What’s business friendly depends on your business

When President Trump signed an executive order last week rolling back some clean water rules it was alternatively praised and criticized.

Fishing and hunting groups and businesses warned of potential damage to the nation’s ecosystem. Others including farmers and home builders cheered the change.

I often hear from people working in the industry that they want to see more “business friendly” policies coming out of Washington. The reality is that almost everything the government does benefits someone’s business. (A cynical person could say that’s the only reason anything happens!)

The boating industry has a lot of problems with ethanol? Well, making ethanol is big business.

Don’t like Obamacare? There are a lot of companies in the healthcare industry that have gotten a big boost in profits thanks to that.

Have a problem with regulations? You can guarantee there’s a lawyer somewhere making money off of it.

This of course points out one of the biggest problems facing the boating industry in getting its issues addressed by federal, state and local governments. Namely, that we’re not always good at pointing out the economic impact of the boating business. We’re a fun little sport for rich people in the eyes of many people.

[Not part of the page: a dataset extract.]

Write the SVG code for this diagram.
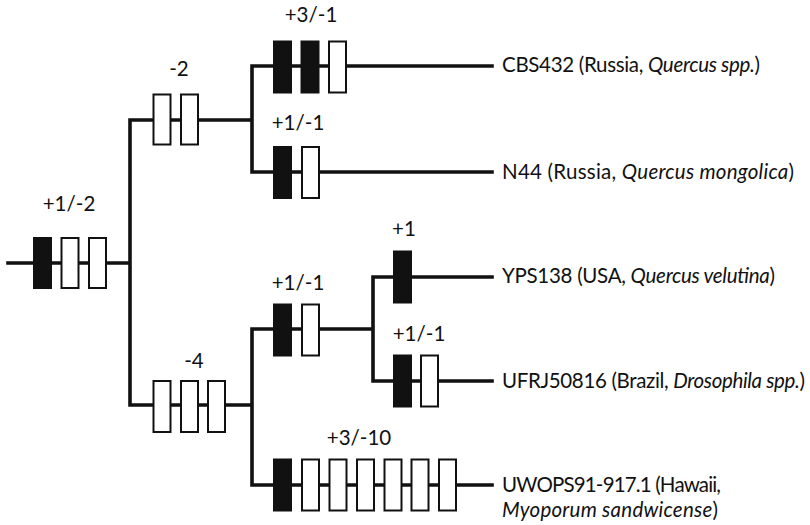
<svg xmlns="http://www.w3.org/2000/svg" width="810" height="525" viewBox="0 0 810 525">
<style>
.ln{stroke:#111;stroke-width:3.6;fill:none;stroke-linecap:square}
.b{fill:#111;stroke:#111;stroke-width:2}
.w{fill:#fff;stroke:#111;stroke-width:2}
text{font-family:Lato,"Open Sans","Liberation Sans",sans-serif;font-size:20.5px;fill:#111}
.it{font-style:italic}
.c{text-anchor:middle}
</style>
<rect width="810" height="525" fill="#fff"/>
<g id="connectors">
<path class="ln" d="M8,263H130M130,120V405M130,120H252M252,66V172M252,66H492M252,172H492M130,405H252M252,329V485M252,329H373M373,277V381M373,277H492M373,381H492M252,485H492"/>
</g>
<g id="root">
<rect class="b" x="34" y="238" width="17" height="50"/>
<rect class="w" x="61.5" y="238" width="17" height="50"/>
<rect class="w" x="89" y="238" width="17" height="50"/>
<text class="c" x="69" y="211">+1/-2</text>
</g>
<g id="n_minus2">
<rect class="w" x="153.5" y="94.5" width="17" height="50"/>
<rect class="w" x="181" y="94.5" width="17" height="50"/>
<text class="c" x="179" y="76">-2</text>
</g>
<g id="n_cbs432_branch">
<rect class="b" x="274" y="41.5" width="17" height="51"/>
<rect class="b" x="301.5" y="41.5" width="17" height="51"/>
<rect class="w" x="329" y="41.5" width="17" height="51"/>
<text class="c" x="311" y="22">+3/-1</text>
</g>
<g id="n_n44_branch">
<rect class="b" x="274" y="147" width="17" height="51"/>
<rect class="w" x="302" y="147" width="17" height="51"/>
<text class="c" x="298" y="130">+1/-1</text>
</g>
<g id="n_minus4">
<rect class="w" x="153.5" y="381" width="17" height="51"/>
<rect class="w" x="181" y="381" width="17" height="51"/>
<rect class="w" x="208" y="381" width="17" height="51"/>
<text class="c" x="194" y="368">-4</text>
</g>
<g id="n_am_branch">
<rect class="b" x="274" y="304.5" width="17" height="51"/>
<rect class="w" x="302" y="304.5" width="17" height="51"/>
<text class="c" x="298" y="290">+1/-1</text>
</g>
<g id="n_yps138_branch">
<rect class="b" x="394" y="251.5" width="17" height="51"/>
<text class="c" x="404" y="236">+1</text>
</g>
<g id="n_ufrj_branch">
<rect class="b" x="394" y="355.5" width="17" height="51"/>
<rect class="w" x="421" y="355.5" width="17" height="51"/>
<text class="c" x="419" y="341">+1/-1</text>
</g>
<g id="n_uwops_branch">
<rect class="b" x="274" y="459.5" width="17" height="51"/>
<rect class="w" x="302" y="459.5" width="17" height="51"/>
<rect class="w" x="329.5" y="459.5" width="17" height="51"/>
<rect class="w" x="357" y="459.5" width="17" height="51"/>
<rect class="w" x="384.5" y="459.5" width="17" height="51"/>
<rect class="w" x="411.5" y="459.5" width="17" height="51"/>
<rect class="w" x="439" y="459.5" width="17" height="51"/>
<text class="c" x="359" y="445">+3/-10</text>
</g>
<g id="leaf_cbs432"><text x="502" y="72" textLength="258" lengthAdjust="spacing">CBS432 (Russia, <tspan class="it">Quercus spp.</tspan>)</text></g>
<g id="leaf_n44"><text x="502" y="178.5" textLength="292" lengthAdjust="spacing">N44 (Russia, <tspan class="it">Quercus mongolica</tspan>)</text></g>
<g id="leaf_yps138"><text x="502" y="282.5" textLength="273" lengthAdjust="spacing">YPS138 (USA, <tspan class="it">Quercus velutina</tspan>)</text></g>
<g id="leaf_ufrj50816"><text x="502" y="387.5" textLength="303" lengthAdjust="spacing">UFRJ50816 (Brazil, <tspan class="it">Drosophila spp.</tspan>)</text></g>
<g id="leaf_uwops"><text x="502" y="491.5" textLength="219" lengthAdjust="spacing">UWOPS91-917.1 (Hawaii,</text><text x="502" y="516.5" textLength="216" lengthAdjust="spacing"><tspan class="it">Myoporum sandwicense</tspan>)</text></g>
</svg>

American Boating Congress is one obvious way to get out that message through Hill visits and meetings with regulatory officials. Even if you can’t attend ABC, contact your representatives to tell them and show them the jobs you create, the economic activity your business generates and how you are an important part of your local community.

There are other great resources that can you help you craft that message. For example, the American Sportfishing Association last month released its updated report on the economic impact of recreational fishing by congressional district. NMMA produces a similar report showing the impact of boating in every state and district as well, which should be available by the time ABC rolls around.